For an even smaller paint box, purchase empty half-pans (Daniel Smith sells them, if you can't find them locally) and fill them with tube paint as described above. An Altoids tin will hold 12 half pans, but other small tins of comparible size would also work. Attach the filled pans to the inside of the tin with double-stick tape, adhesive magnet strips, or adhesive velcro. You can use the opened tin lid for mixing colors.
Brushes
There are lots and lots of watercolor brushes available. The selection can be positively overwheming. Synthetic, sable, mop, lining... what does it all mean? I'll save that for another article. For basic sketching purposes, you'll want something that will perform well, fit in your sketching kit, and is cheap enough that you won't be devastated if you accidently leave it on location. My favorite sketching brush is a #8 round, but you could get one a little smaller. I wouldn't go smaller than a #4, unless you want to paint in very great detail! Sable brushes are the most expensive, but you can also get sable blends and synthetic brushes of very high quality.
What you don't want is a brush that will drop its hairs while you are painting, or that doesn't hold its shape. Look for a nice pointed shape to the brush tip. Run your fingers back and forth over it and then check to see if it has returned to a tidy point.

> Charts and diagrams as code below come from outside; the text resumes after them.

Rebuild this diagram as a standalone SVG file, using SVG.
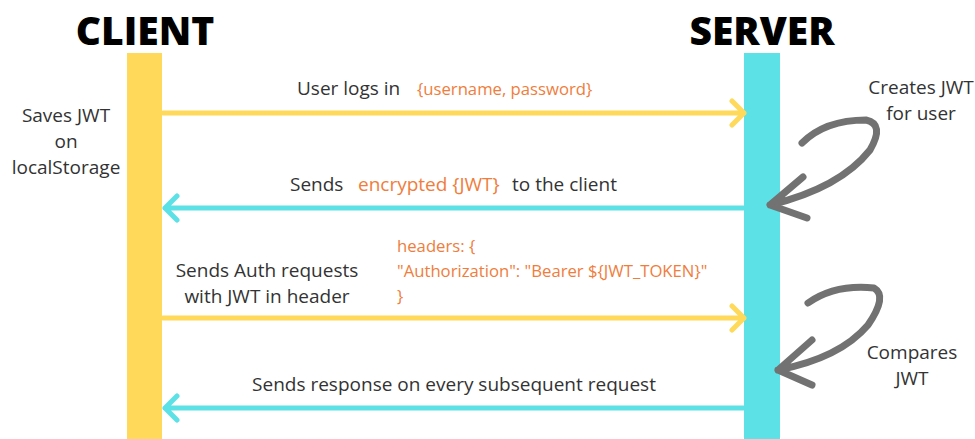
<svg xmlns="http://www.w3.org/2000/svg" width="975" height="439" viewBox="0 0 975 439">
<style>
.t{font-family:"Open Sans","Liberation Sans",sans-serif;font-size:19px;fill:#333}
.o{fill:#EF7D3C}
.s{font-size:16.7px}
.h{font-family:"Open Sans","Liberation Sans",sans-serif;font-size:39px;font-weight:800;fill:#000}
.y{stroke:#FFD95A;stroke-width:5;fill:none;stroke-linecap:round;stroke-linejoin:round}
.c{stroke:#5CE1E6;stroke-width:5;fill:none;stroke-linecap:round;stroke-linejoin:round}
.g{stroke:#727272;stroke-width:7;fill:none;stroke-linecap:round;stroke-linejoin:round}
</style>
<rect width="975" height="439" fill="#fff"/>
<g id="client">
<text class="h" x="145" y="45" text-anchor="middle">CLIENT</text>
<rect x="127" y="53" width="35" height="386" fill="#FFD95A"/>
<text class="t" x="66" y="122" text-anchor="middle">Saves JWT</text>
<text class="t" x="66" y="148" text-anchor="middle">on</text>
<text class="t" x="66" y="174" text-anchor="middle">localStorage</text>
</g>
<g id="server">
<text class="h" x="762" y="45" text-anchor="middle">SERVER</text>
<rect x="744" y="53" width="36" height="386" fill="#5CE1E6"/>
<text class="t" x="921" y="94" text-anchor="middle">Creates JWT</text>
<text class="t" x="921" y="120" text-anchor="middle">for user</text>
<text class="t" x="912" y="359" text-anchor="middle">Compares</text>
<text class="t" x="912" y="385" text-anchor="middle">JWT</text>
</g>
<g id="connectors">
<path class="y" d="M163,113 H744 M732,101 L744,113 L732,125"/>
<path class="c" d="M744,208 H165 M177,196 L165,208 L177,220"/>
<path class="y" d="M163,318 H744 M732,306 L744,318 L732,330"/>
<path class="c" d="M744,408 H165 M177,396 L165,408 L177,420"/>
<path class="g" d="M802,143 Q825,120 866,120 Q885,124 870,150 Q840,188 770,205 M803,177 L770,205 L807,218"/>
<path class="g" d="M808,303 Q835,284 874,288 Q888,296 868,325 Q840,358 778,370 M812,340 L778,370 L812,385"/>
</g>
<g id="labels">
<text class="t" x="297" y="95">User logs in <tspan class="o s" x="417">{username, password}</tspan></text>
<text class="t" x="290" y="191">Sends <tspan class="o" x="358">encrypted {JWT}</tspan><tspan x="512">to the client</tspan></text>
<text class="t" x="267" y="277" text-anchor="middle">Sends Auth requests</text>
<text class="t" x="267" y="303" text-anchor="middle">with JWT in header</text>
<text class="t o s" x="397" y="252">headers: {</text>
<text class="t o s" x="397" y="277">"Authorization": "Bearer ${JWT_TOKEN}"</text>
<text class="t o s" x="397" y="302">}</text>
<text class="t" x="454" y="391" text-anchor="middle">Sends response on every subsequent request</text>
</g>
</svg>
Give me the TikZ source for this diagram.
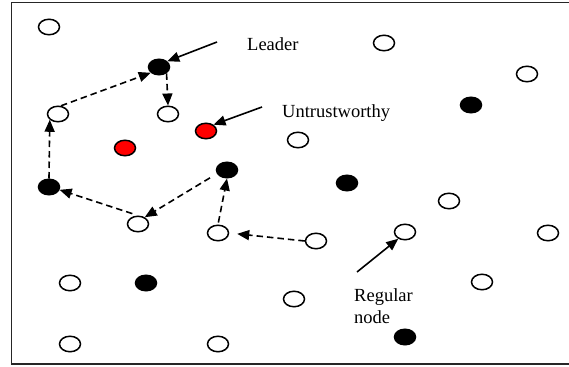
\documentclass[tikz,border=0pt]{standalone}
\usepackage{fontspec}
\setmainfont{Liberation Serif}
\usetikzlibrary{shapes.geometric,arrows.meta}
\begin{document}
\begin{tikzpicture}[x=1pt,y=-1pt,
  nd/.style={ellipse,draw=black,line width=1.5pt,minimum width=21pt,minimum height=15.5pt,inner sep=0pt},
  opn/.style={nd,fill=white},
  blk/.style={nd,fill=black},
  rd/.style={nd,fill=red},
  darr/.style={dash pattern=on 6.5pt off 4pt,line width=1.6pt,-{Triangle[length=12pt,width=10pt]}},
  sarr/.style={line width=1.6pt,-{Triangle[length=12pt,width=10pt]}},
  lbl/.style={font=\fontsize{18.5}{22}\selectfont,inner sep=0pt,text=black}]
\useasboundingbox (0,0) rectangle (569,366);
\fill[white] (0,0) rectangle (569,366);
\begin{scope}
\clip (0,0) rectangle (569,366);
\draw[line width=1.8pt,draw=black!85] (11.5,2.5) rectangle (580,364);
\end{scope}
% open nodes
\node[opn] (o1) at (49,27) {};
\node[opn] (o2) at (58,114) {};
\node[opn] (o3) at (168,114) {};
\node[opn] (o4) at (138,224) {};
\node[opn] (o5) at (218,233) {};
\node[opn] (o6) at (384,43) {};
\node[opn] (o7) at (527,74) {};
\node[opn] (o8) at (298,140) {};
\node[opn] (o9) at (449,201) {};
\node[opn] (o10) at (405,232) {};
\node[opn] (o11) at (548,233) {};
\node[opn] (o12) at (316,241) {};
\node[opn] (o13) at (70,283) {};
\node[opn] (o14) at (294,299) {};
\node[opn] (o15) at (482,282) {};
\node[opn] (o16) at (70,344) {};
\node[opn] (o17) at (218,344) {};
% black nodes
\node[blk] (L) at (159,67) {};
\node[blk] (b2) at (227,170) {};
\node[blk] (b1) at (49,187) {};
\node[blk] (b3) at (471,105) {};
\node[blk] (b4) at (347,183) {};
\node[blk] (b5) at (146,283) {};
\node[blk] (b6) at (405,337) {};
% red nodes
\node[rd] (r1) at (206,131) {};
\node[rd] (r2) at (125,148) {};
% labels
\node[lbl,anchor=west] (tl) at (247,44) {Leader};
\node[lbl,anchor=west] (tu) at (282,113) {Untrustworthy};
\node[lbl,anchor=west,align=left] (tr) at (354,306) {Regular\\node};
\coordinate (cl) at (217,42);
\coordinate (cu) at (262,107);
\coordinate (cr) at (357,272);
% label arrows
\draw[sarr] (cl) -- (L.35);
\draw[sarr] (cu) -- (r1.40);
\draw[sarr] (cr) -- (o10.225);
% dashed path arrows
\draw[darr] (b1.north) -- (o2.215);
\draw[darr] (o2.70) -- (L.215);
\draw[darr] (L.-40) -- (o3.north);
\draw[darr,shorten <=8pt] (b2.200) -- (o4.45);
\draw[darr,shorten <=6pt] (o4.north) -- (b1.-15);
\draw[darr,shorten <=2pt] (o5.north) -- (b2.south);
\draw[darr,shorten >=8pt] (o12.west) -- (o5.east);
\end{tikzpicture}
\end{document}
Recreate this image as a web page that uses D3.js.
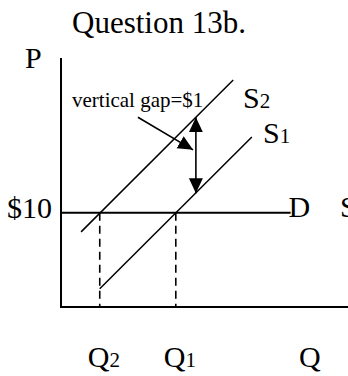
<!DOCTYPE html>
<html>
<head>
<meta charset="utf-8">
<script src="https://cdn.jsdelivr.net/npm/d3@7"></script>
<style>
  body { margin: 0; background: #fff; }
  svg { display: block; }
  text { font-family: "Liberation Serif", "Times New Roman", serif; fill: #000; }
</style>
</head>
<body>
<svg width="348" height="376"></svg>
<script>
// axis extents (quantity units, dollars)
const qRange = [0, 10];
const pRange = [8.76, 12.04];

// market price and the two quantities
const priceD = 10;
const demandEnd = 8; // D drawn out to this quantity
const qLabels = [{name: "Q", sub: "2", q: 1.35}, {name: "Q", sub: "1", q: 4.0}];

// supply curves (two end points each)
const supply1 = [{q: 1.35, p: 9.0}, {q: 6.65, p: 11.0}];
const supply2 = [{q: 0.70, p: 9.75}, {q: 6.0, p: 11.75}];

// vertical gap between S1 and S2
const gap = {q: 4.7, from: 11.26, to: 10.26};
// leader arrow from the note to the gap
const leader = [{q: 2.68, p: 11.26}, {q: 4.6, p: 10.83}];

const svg = d3.select("svg");

const x = d3.scaleLinear().domain(qRange).range([61, 348]); // quantity
const y = d3.scaleLinear().domain(pRange).range([307, 58]);  // price

// arrowhead marker
svg.append("defs").append("marker")
   .attr("id", "head")
   .attr("markerUnits", "userSpaceOnUse")
   .attr("markerWidth", 16).attr("markerHeight", 15)
   .attr("refX", 15).attr("refY", 7)
   .attr("orient", "auto-start-reverse")
   .append("path")
   .attr("d", "M0,0 L15,7 L0,14 Z")
   .attr("fill", "#000");

// title
svg.append("text").attr("x", 72).attr("y", 33)
   .style("font-size", "31px").text("Question 13b.");

// axes
svg.append("line")
   .attr("x1", x(qRange[0])).attr("x2", x(qRange[0]))
   .attr("y1", y(pRange[1])).attr("y2", y(pRange[0]))
   .attr("stroke", "#000").attr("stroke-width", 2);
svg.append("line")
   .attr("x1", x(qRange[0]) - 1).attr("x2", x(qRange[1]))
   .attr("y1", y(pRange[0])).attr("y2", y(pRange[0]))
   .attr("stroke", "#000").attr("stroke-width", 2);

// demand (horizontal at $10)
svg.append("line")
   .attr("x1", x(qRange[0])).attr("x2", x(demandEnd))
   .attr("y1", y(priceD)).attr("y2", y(priceD))
   .attr("stroke", "#000").attr("stroke-width", 2);

// dashed drops to the Q axis
svg.selectAll(".drop")
   .data(qLabels)
   .enter().append("line")
   .attr("class", "drop")
   .attr("x1", d => x(d.q)).attr("x2", d => x(d.q))
   .attr("y1", y(priceD)).attr("y2", y(pRange[0]))
   .attr("stroke", "#000").attr("stroke-width", 1.6)
   .attr("stroke-dasharray", "8,5");

// supply lines
const line = d3.line().x(d => x(d.q)).y(d => y(d.p));
[supply1, supply2].forEach(s => {
  svg.append("path")
     .datum(s)
     .attr("d", line)
     .attr("fill", "none")
     .attr("stroke", "#000")
     .attr("stroke-width", 1.5);
});

// double arrow showing the gap
svg.append("line")
   .attr("x1", x(gap.q)).attr("x2", x(gap.q))
   .attr("y1", y(gap.from)).attr("y2", y(gap.to))
   .attr("stroke", "#000").attr("stroke-width", 1.6)
   .attr("marker-start", "url(#head)")
   .attr("marker-end", "url(#head)");

// leader arrow
svg.append("path")
   .datum(leader)
   .attr("d", line)
   .attr("fill", "none")
   .attr("stroke", "#000").attr("stroke-width", 1.6)
   .attr("marker-end", "url(#head)");

svg.append("text").attr("x", 72).attr("y", 107)
   .style("font-size", "21px").text("vertical gap=$1");

// axis + curve labels
svg.append("text").attr("x", 25).attr("y", 68).style("font-size", "30px").text("P");
svg.append("text").attr("x", 7).attr("y", y(priceD) + 5).style("font-size", "30px").text("$10");
svg.append("text").attr("x", x(demandEnd) - 2).attr("y", y(priceD) + 4).style("font-size", "30px").text("D");
svg.append("text").attr("x", 340).attr("y", y(priceD) + 4).style("font-size", "30px").text("S");

const sub = (tx, ty, main, s) => {
  const t = svg.append("text").attr("x", tx).attr("y", ty).style("font-size", "30px");
  t.append("tspan").text(main);
  t.append("tspan").style("font-size", "21px").text(s);
};
sub(243, 108, "S", "2");
sub(263, 143, "S", "1");

qLabels.forEach(d => sub(x(d.q) - 12, 367, d.name, d.sub));
svg.append("text").attr("x", 299).attr("y", 367).style("font-size", "30px").text("Q");
</script>
</body>
</html>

Your brushes will last a long time if you care for them. Don't leave them sitting, point down, in water. Clean the brush in fresh wather, then dry it on a paper towel and reshape the tip before putting it away.
Journals
For sketching with watercolor, you need a journal with pages heavy enough to take wet media. I like to paint on 140# cold or hot press watercolor paper, but others are happy with heavy card stock or lighter-weight watercolor paper. It is sometimes hard to find watercolor sketchbooks in stores. I've seen some spiral-bound versions. Think about what you like in a book - spiral bound or hard bound? Portrait or landscape orientation? What weight of paper? Most of the books available for sale in local art stores don't appeal to me, so I make my own sketchbooks. Contact me if you are interested in a custom watercolor sketchbook. You can make your own simple sketchbook by cutting sheets of watercolor down to your preferred size, punching holes along one edge, and binding them together using medium-sized binder rings that you can purchase at any office supply store.